Personal Feelings in Professional Dealings

Small recent victories:

Cardinals beat the Pirates (take that, Pittsburgh!) 

Ashley and Me at Busch Stadium

 In class yesterday, I had a moment of plie spring! into a retire position where my toe went well above my knee and everything actually stayed in place. The ability to lift and unfold the leg has never been something I’ve had an extreme struggle with, so it’s been so frustrating going back and feeling weak and turned-in with my toe pretty much digging into the lower part of my knee because I wasn’t strong enough to hold a turned-out, lifted position (you know, the way you teach it to beginner ballet levels).

Small Recent Fail: It is the final class with one of my sessions (that I admit, I took a particular shine to my students in this one) so I baked them chocolate chip cookies. No, I take that back. I burned them chocolate chip cookies. They’re all black and crumbling and sad on the bottom. Hey kids- thank you for being so polite and sweet! Who wants a chocolate angry brick?

I did not do this- or attempt to do this- for other classes for several reasons:

One- I obviously fail at being Morimoto anyways. Iron Chef Ruhlin indeed!

Two- I do not usually support giving junk food as a reward for good behavior. I tend to go with things like stickers. There’s an obesity epidemic going on and I don’t want to contribute to it (spoken like a true ballerina, hu?) Foody treats are fine, and a part of life, but I think that’s for the parents to give, not schools. Just my opinion.

Threeand I’m ashamed to admit this– there were a few classes that did not exactly inspire me to buy gifts out of my own pocket for kids that were….challenging. Some schools have different policies on everything from how teachers dress to how we’re allowed to hug the students, so I know I’m well within the legal side of interacting with students, but perhaps, and this is the part that bugs me about myself, not the emotional side. I think it’s only human to have favorites– the ones that show some potential, or simply are nice kids with a good attitude, that show up eager to learn, and not the ones that do things like slap other students and throw a stapler at your head (yes, it’s happened).

I don’t think that I have much trouble keeping it professional and keeping personal feelings out of teaching or writing. I keep the same rules of discipline and try to spread equal attention and praise around the sliding scale of favorites in students, and as a critic, if a show is good then a show is good. I think the question for me is not so much how to handle the work itself, but who to devote the work to?

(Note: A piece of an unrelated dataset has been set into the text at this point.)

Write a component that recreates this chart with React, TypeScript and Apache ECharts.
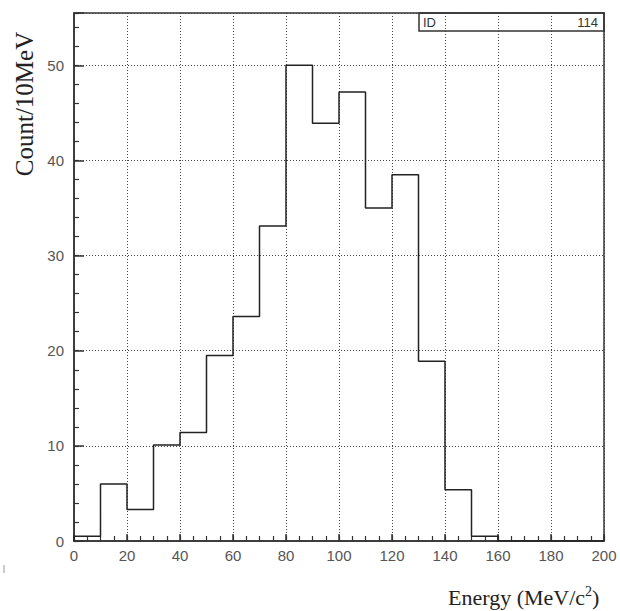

If there is a company that has treated you or your friends badly, or where dancers have said nasty things about you, do you continue to spend money on tickets to their shows? Do you write previews or review for such places? More importantly, do I go to teach where I know it will be more of a challenge with those students? I think of how incredibly frustrated and exhausted and honestly- annoyed– I often am when I leave a classroom and feel like I had to pull every trick out of my hat to get students to listen and keep their hands to themselves. But I also feel for these kids; this kind of behavior is either learned or developed as a coping mechanism for who knows what is going on in their young lives. I know that not everyone is as lucky to have a childhood that consisted of privileged ballet class, a nice school with a small class size, parents that had time to play and help with reading, ponies and swimming on the weekends. And I keep hoping that if I pull out my best, teach a fun lesson, show some encouragement and patience, maybe dance class will be the thing that changes some attitudes or ideas of self-esteem or at least teaches a little discipline. I think as a writer and a teacher, you have to put personal feelings aside and go not where you necessarily want to go, but where you’re needed and where you’re helping the cause of art and community. (I’m not saying that anyone needs me as a teacher or critic, but I keep on trying just in case there is someone to whom it makes a difference.)

Maybe I should make burned cookies my trademark ‘thumbs-down’ for a show or class. If the kids were brats or the show stunk, I’ll send the whole lot of them a batch of burned-disaster cakes with  my official stamp of buttery disapproval. And that’s if I’m WILLING to go see the show/ teach for them in the first place…I have so many other  IMPORTANT things to do….just kidding.

I guess when all is said and done, I serve the art of dance, the St. Louis community, and excellence, whatever company it comes from and whatever school is in the most need of it. And I’ll try not to serve so many burned cookies. x0- jess


One thought on “Personal Feelings in Professional Dealings

  1. This was on the back of our bulletin at church a few weeks ago and it really spoke to me in regards to teaching:

    Promise yourself that you will talk health, happiness and prosperity as often as possible.

    Promise yourself to make all your friends know there is something in them that is special and that you value.

    Promise to think only the best, to work only for the best, and to expect only the best from yourself and others.

    Promise to be just as enthusiastic about the success of others as you are about your own.

    Promise yourself to be so strong that nothing can disturb your peace of mind.

    Promise to forget the mistakes of the past and press on to greater achievements in the future.

    Promise to wear a cheerful appearance at all times and give every person you meet a smile.

    Promise to give so much time improving yourself that you have no time to criticize others.

    Promise to be too large for worry, too noble for anger, too strong for fear, and too happy to permit trouble to press on you.